> _INSTRUCTION_
In the following material, identify every line holding the string "that" and return it.
===== RECORDS PROVIDED
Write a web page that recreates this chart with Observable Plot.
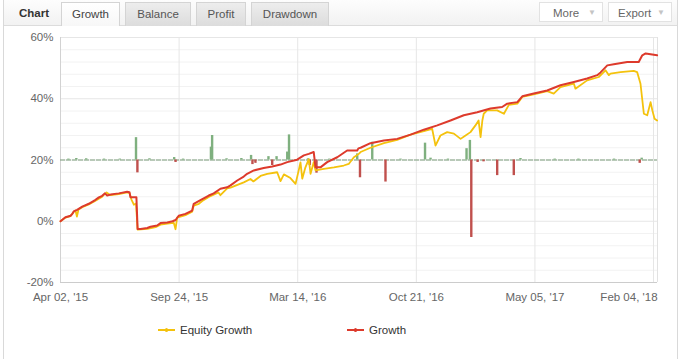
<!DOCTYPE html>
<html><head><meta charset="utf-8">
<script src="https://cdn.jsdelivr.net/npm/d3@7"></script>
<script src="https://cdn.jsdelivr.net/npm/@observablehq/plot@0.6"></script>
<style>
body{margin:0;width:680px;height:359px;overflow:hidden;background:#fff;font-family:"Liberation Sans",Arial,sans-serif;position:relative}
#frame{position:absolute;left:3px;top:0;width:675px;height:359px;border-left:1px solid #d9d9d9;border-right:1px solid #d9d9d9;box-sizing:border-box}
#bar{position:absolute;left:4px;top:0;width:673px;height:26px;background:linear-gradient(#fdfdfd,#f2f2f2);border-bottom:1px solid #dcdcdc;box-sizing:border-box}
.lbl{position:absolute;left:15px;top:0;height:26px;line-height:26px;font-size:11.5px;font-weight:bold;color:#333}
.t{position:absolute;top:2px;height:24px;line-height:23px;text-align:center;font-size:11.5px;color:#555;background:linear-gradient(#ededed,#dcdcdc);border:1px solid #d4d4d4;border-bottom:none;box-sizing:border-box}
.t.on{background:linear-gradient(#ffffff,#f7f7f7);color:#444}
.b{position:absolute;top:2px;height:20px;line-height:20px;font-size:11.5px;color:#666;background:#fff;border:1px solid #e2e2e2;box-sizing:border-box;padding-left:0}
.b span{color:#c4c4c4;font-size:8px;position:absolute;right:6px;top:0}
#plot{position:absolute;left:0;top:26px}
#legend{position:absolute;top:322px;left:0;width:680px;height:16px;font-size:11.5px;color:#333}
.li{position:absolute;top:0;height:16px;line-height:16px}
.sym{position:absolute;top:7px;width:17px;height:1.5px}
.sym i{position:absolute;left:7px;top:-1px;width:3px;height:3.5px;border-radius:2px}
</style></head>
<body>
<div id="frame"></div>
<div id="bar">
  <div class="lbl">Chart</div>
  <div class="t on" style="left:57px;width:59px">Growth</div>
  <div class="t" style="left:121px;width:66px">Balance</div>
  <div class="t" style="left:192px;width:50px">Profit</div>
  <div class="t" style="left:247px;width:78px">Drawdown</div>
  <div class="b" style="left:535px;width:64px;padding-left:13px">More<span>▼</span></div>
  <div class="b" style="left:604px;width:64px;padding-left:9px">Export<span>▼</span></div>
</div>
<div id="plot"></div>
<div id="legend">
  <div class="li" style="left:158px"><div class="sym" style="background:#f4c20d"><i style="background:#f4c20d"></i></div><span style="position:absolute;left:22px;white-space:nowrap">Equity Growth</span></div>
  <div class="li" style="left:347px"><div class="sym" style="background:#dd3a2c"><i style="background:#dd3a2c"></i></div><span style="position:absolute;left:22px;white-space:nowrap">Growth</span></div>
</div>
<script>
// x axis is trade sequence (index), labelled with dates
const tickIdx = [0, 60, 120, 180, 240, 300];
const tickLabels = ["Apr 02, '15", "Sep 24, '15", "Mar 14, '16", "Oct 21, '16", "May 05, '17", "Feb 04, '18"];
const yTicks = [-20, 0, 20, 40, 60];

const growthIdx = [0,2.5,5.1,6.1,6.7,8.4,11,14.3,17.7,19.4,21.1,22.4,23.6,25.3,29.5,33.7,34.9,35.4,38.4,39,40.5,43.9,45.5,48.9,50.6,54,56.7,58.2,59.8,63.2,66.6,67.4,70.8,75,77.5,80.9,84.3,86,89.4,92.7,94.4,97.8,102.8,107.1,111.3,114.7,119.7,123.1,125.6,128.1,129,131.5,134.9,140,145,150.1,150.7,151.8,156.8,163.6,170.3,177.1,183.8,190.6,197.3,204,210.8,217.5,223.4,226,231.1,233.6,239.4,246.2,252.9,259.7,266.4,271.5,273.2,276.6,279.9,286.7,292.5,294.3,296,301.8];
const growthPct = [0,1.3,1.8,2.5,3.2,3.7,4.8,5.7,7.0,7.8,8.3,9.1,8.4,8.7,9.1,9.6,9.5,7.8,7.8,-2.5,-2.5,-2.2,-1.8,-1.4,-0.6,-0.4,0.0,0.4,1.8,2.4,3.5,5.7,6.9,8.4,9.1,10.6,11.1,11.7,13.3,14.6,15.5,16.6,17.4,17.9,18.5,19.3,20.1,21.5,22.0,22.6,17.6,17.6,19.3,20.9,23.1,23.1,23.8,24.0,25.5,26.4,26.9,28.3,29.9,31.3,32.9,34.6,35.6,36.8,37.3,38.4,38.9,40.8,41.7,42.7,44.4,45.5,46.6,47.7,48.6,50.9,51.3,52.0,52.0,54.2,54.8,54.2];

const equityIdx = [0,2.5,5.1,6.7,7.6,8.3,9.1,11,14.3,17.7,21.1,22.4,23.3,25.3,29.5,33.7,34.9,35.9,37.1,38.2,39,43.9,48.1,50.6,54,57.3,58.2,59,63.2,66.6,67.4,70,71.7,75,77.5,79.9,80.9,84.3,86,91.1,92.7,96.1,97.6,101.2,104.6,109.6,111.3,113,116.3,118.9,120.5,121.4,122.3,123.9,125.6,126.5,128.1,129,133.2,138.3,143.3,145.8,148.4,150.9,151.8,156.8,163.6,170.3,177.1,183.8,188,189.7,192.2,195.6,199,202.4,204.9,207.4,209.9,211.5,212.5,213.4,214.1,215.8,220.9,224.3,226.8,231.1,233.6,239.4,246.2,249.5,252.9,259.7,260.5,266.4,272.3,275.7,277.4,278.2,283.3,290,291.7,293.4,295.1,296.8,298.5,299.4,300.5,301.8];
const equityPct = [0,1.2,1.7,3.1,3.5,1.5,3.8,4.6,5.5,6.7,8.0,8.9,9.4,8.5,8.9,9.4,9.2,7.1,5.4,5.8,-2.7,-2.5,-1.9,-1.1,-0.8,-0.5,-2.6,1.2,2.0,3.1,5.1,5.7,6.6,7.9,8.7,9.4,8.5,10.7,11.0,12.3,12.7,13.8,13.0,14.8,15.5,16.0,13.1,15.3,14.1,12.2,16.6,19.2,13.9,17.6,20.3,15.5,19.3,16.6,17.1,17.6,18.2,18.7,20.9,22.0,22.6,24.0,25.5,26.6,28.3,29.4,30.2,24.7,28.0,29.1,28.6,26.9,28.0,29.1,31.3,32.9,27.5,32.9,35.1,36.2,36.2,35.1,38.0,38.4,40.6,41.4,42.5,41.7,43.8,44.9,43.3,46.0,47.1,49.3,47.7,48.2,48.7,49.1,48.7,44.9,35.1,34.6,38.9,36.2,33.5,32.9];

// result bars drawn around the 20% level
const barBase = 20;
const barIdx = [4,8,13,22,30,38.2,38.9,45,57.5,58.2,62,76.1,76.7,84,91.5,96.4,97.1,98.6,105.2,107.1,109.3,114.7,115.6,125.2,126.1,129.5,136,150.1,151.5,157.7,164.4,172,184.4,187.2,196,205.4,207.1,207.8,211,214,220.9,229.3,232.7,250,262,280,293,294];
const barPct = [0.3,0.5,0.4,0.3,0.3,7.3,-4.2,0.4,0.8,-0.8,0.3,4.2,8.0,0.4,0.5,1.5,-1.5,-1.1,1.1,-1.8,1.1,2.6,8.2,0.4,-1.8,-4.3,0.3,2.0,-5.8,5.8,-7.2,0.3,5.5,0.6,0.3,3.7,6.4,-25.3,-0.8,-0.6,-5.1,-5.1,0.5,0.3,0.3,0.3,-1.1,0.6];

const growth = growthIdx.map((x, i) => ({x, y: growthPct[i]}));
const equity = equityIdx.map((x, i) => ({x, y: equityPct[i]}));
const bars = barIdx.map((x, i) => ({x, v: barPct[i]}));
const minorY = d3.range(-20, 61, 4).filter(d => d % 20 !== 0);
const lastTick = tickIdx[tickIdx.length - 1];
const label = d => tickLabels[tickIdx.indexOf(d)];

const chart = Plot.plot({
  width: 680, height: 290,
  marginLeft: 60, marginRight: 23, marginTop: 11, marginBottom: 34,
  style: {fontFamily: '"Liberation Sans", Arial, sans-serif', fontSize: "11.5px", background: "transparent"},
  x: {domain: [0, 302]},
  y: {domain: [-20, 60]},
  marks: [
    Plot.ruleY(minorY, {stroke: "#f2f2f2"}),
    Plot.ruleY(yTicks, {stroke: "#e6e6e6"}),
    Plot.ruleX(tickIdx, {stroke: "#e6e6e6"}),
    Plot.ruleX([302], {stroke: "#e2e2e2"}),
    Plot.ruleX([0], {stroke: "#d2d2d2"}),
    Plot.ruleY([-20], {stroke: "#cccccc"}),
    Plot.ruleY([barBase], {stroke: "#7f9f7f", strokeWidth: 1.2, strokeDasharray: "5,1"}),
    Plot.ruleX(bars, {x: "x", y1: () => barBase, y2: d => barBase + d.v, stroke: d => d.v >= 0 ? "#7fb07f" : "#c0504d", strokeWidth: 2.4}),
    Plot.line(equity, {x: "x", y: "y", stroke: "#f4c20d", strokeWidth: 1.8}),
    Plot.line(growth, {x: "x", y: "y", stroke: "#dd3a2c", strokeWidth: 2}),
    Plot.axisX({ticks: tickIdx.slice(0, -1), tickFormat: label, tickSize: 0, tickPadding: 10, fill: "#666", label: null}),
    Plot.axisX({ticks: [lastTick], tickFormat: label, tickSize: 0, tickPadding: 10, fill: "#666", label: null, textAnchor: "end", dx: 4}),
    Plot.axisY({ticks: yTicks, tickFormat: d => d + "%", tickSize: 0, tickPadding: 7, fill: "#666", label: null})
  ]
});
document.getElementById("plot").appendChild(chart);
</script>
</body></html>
==========
===== RECORDS PROVIDED
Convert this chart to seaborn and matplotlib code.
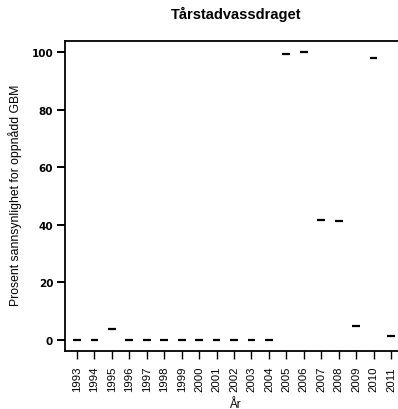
==========
===== RECORDS PROVIDED
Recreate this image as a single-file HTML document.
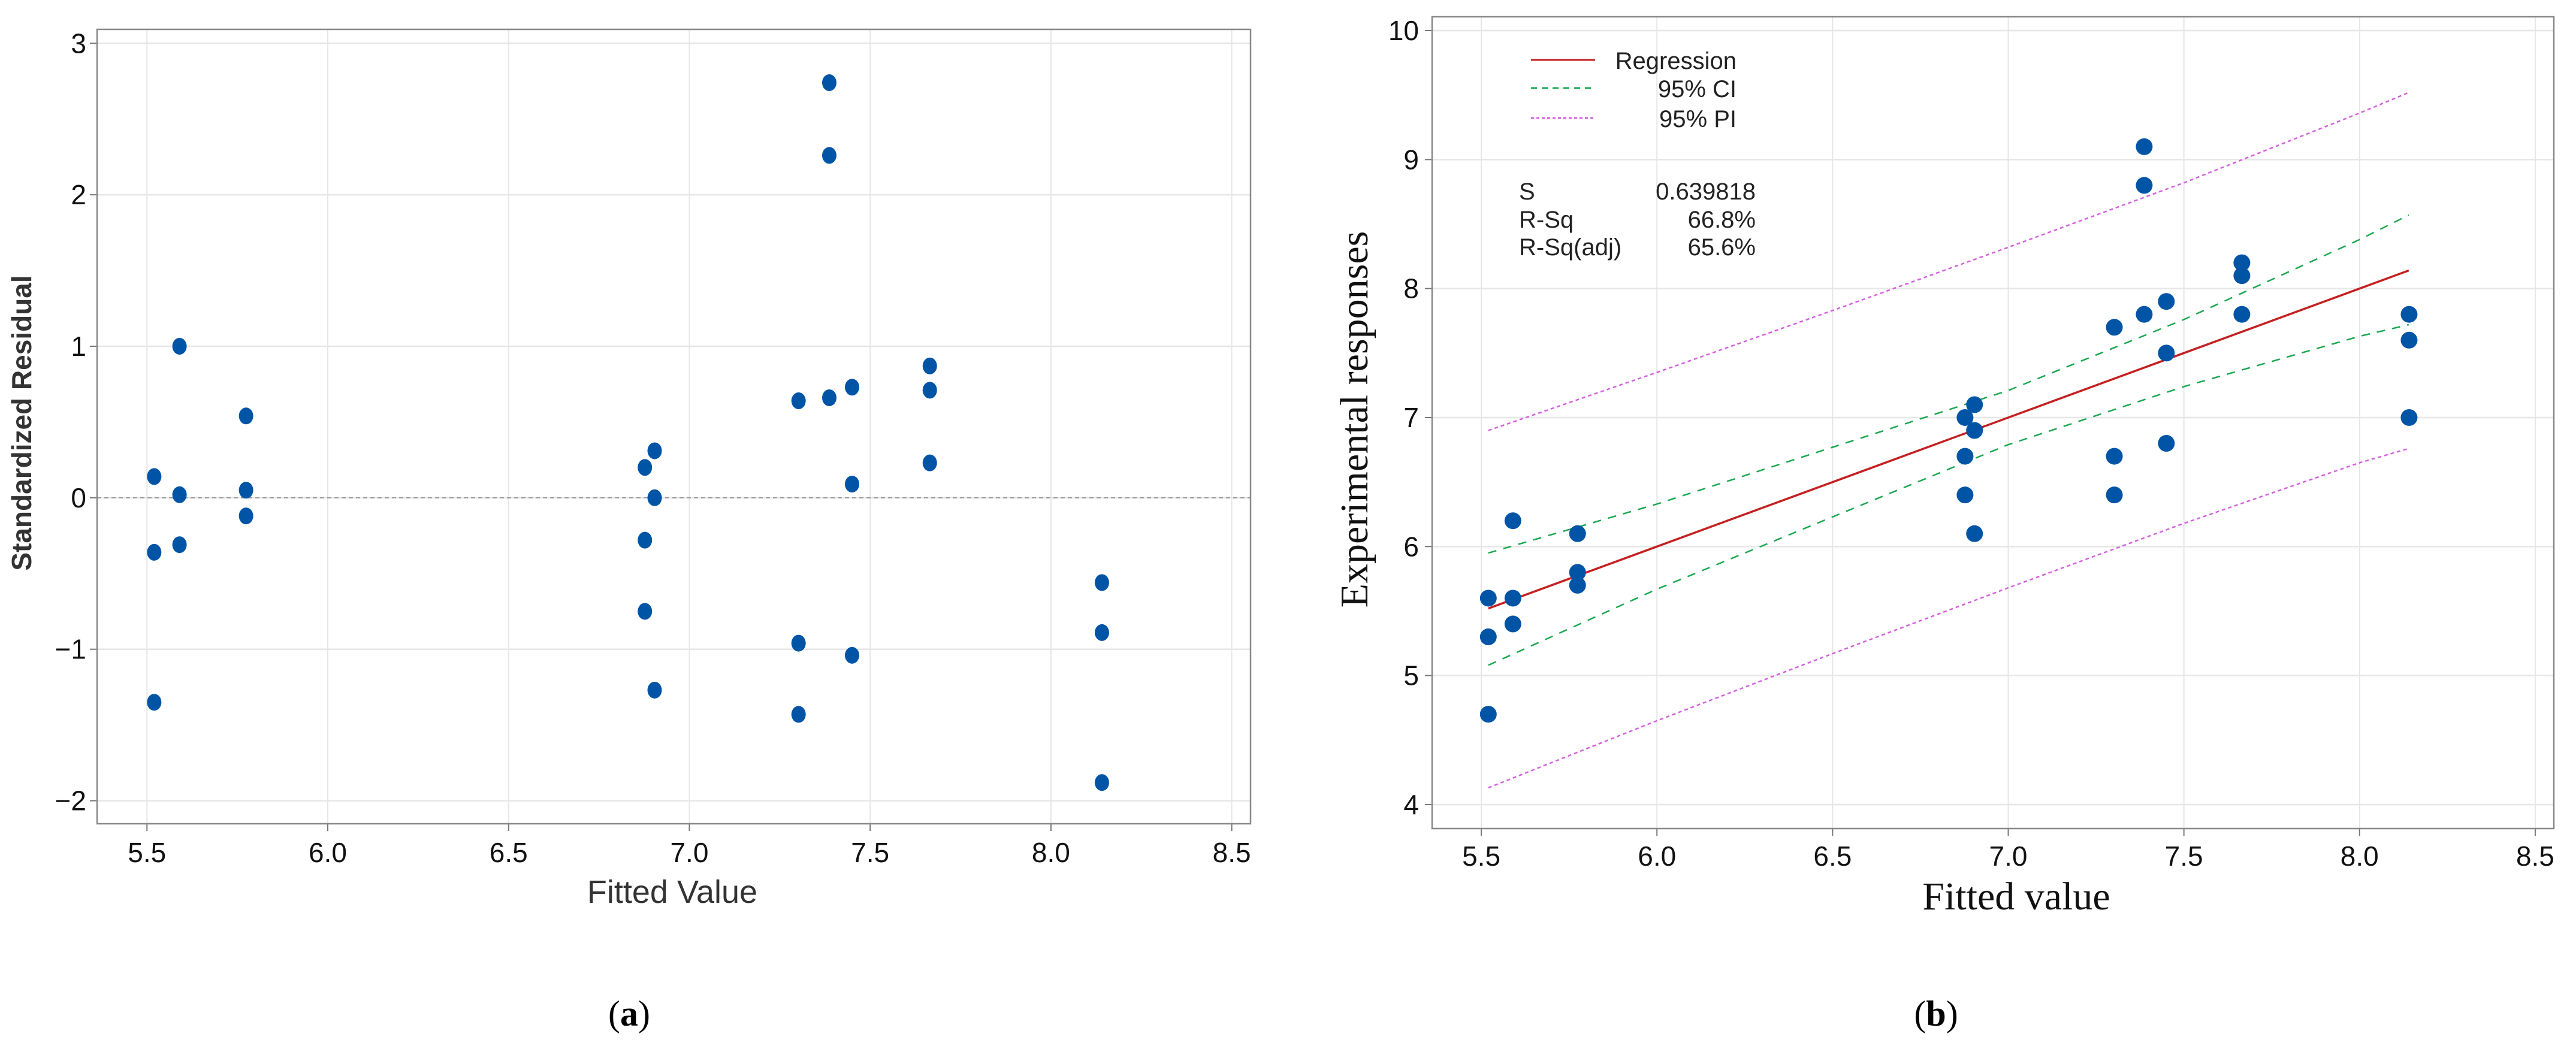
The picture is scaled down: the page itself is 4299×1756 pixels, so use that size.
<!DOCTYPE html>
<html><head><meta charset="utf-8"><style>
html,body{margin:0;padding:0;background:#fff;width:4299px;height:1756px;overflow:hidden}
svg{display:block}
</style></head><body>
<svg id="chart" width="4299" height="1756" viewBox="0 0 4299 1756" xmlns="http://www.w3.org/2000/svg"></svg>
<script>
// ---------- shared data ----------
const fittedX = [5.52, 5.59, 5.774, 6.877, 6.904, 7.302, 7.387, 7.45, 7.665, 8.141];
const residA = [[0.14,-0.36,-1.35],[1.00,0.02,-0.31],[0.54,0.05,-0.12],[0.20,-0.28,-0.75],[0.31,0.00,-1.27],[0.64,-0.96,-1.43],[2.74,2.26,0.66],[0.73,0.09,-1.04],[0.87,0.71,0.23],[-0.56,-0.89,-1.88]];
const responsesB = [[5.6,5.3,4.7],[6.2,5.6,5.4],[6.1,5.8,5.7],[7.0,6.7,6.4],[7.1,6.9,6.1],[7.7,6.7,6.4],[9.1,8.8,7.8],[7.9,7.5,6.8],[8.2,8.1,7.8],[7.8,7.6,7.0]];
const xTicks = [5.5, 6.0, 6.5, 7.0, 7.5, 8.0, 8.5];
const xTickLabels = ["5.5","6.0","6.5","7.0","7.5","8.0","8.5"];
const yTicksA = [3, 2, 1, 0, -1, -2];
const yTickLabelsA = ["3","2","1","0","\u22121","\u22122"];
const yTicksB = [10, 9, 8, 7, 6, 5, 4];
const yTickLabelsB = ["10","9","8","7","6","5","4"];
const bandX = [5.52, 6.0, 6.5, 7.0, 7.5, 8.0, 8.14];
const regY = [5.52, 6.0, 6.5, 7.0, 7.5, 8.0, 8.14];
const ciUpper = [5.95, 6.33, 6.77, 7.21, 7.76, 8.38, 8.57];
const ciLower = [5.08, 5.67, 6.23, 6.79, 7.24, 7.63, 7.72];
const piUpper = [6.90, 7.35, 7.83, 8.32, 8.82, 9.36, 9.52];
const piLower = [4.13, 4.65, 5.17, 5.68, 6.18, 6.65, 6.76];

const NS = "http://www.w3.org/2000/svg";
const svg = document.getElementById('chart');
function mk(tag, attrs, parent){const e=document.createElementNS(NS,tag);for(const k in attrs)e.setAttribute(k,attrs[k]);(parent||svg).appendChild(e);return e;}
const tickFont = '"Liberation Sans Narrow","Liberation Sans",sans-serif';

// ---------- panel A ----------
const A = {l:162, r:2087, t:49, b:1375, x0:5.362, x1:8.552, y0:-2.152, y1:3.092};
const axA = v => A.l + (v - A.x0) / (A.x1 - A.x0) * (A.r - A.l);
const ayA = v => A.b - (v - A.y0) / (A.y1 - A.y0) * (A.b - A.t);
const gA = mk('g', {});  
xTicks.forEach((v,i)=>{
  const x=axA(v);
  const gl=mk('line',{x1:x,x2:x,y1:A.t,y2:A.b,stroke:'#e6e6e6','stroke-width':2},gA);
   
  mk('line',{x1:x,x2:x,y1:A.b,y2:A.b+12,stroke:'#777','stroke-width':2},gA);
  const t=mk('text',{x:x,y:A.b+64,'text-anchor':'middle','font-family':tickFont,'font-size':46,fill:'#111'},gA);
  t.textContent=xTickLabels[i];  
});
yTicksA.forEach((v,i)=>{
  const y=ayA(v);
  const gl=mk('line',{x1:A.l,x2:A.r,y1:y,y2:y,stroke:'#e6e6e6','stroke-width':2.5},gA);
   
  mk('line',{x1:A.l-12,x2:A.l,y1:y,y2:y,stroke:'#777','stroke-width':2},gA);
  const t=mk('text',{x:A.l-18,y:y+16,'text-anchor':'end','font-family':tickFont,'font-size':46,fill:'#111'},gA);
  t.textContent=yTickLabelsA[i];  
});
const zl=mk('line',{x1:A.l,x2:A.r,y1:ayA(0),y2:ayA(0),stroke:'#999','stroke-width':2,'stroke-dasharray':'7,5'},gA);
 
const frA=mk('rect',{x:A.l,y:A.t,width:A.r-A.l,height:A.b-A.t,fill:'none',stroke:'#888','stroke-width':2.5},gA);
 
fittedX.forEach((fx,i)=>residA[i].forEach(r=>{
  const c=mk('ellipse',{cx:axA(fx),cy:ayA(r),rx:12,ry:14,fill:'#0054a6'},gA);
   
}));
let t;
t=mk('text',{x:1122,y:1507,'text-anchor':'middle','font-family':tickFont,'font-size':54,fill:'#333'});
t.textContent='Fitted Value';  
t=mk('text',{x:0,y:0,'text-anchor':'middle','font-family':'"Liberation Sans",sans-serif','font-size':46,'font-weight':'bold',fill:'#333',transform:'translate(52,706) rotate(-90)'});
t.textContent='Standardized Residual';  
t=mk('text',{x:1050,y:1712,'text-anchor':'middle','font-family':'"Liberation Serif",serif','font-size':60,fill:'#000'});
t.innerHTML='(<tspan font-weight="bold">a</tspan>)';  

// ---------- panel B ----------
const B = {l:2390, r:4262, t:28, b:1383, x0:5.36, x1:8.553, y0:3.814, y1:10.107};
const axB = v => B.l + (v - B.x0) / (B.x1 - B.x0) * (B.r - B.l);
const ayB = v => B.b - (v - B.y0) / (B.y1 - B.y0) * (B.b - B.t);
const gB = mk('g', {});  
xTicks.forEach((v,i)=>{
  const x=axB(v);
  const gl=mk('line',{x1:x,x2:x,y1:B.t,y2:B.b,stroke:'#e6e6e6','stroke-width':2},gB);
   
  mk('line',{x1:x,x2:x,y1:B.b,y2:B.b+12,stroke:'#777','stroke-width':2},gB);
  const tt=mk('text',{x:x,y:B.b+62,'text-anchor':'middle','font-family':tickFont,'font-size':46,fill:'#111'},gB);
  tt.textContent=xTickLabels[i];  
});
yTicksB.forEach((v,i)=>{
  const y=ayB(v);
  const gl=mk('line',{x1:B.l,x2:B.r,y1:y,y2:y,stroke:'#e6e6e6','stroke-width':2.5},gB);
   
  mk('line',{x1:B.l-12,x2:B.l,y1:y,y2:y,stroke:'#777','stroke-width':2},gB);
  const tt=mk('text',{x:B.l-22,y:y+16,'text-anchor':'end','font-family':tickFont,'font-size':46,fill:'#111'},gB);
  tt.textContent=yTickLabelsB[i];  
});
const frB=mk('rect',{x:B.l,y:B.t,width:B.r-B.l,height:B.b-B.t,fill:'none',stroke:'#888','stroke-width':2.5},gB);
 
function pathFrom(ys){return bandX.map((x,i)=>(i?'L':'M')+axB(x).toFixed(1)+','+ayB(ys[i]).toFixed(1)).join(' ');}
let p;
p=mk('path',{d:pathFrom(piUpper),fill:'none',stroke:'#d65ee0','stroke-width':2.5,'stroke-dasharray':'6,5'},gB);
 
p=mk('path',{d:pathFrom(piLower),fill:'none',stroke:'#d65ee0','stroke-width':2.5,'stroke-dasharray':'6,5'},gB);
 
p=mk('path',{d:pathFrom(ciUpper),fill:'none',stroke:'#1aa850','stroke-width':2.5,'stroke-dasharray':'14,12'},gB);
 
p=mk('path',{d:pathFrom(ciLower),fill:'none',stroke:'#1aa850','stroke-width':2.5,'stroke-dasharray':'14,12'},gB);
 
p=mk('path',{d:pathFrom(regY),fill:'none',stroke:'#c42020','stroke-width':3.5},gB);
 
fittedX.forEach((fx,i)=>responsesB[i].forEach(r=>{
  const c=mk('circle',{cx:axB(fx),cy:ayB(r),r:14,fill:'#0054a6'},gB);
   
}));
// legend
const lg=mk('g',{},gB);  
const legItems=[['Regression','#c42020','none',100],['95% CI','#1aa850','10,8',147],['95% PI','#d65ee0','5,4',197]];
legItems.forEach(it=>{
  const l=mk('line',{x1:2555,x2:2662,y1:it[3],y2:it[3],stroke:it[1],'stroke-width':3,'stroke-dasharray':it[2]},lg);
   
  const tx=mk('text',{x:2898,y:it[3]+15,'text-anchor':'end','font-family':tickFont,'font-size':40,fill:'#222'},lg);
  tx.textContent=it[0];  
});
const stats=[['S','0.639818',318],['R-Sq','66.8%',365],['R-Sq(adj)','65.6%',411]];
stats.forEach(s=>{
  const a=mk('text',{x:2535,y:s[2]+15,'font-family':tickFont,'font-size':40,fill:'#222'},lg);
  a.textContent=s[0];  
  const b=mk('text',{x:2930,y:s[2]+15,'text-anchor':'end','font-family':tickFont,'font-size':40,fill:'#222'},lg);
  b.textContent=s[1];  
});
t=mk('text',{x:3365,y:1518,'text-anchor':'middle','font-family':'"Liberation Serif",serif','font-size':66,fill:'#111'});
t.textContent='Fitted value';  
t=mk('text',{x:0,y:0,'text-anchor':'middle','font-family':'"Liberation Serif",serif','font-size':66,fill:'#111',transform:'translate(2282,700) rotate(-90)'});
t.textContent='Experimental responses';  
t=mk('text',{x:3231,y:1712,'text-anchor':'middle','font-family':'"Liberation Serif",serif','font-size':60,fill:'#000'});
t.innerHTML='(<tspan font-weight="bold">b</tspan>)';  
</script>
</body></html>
==========
> _RESPONSE_
Write a web page that recreates this chart with Observable Plot.
The picture is scaled down: the page itself is 4299×1756 pixels, so use that size.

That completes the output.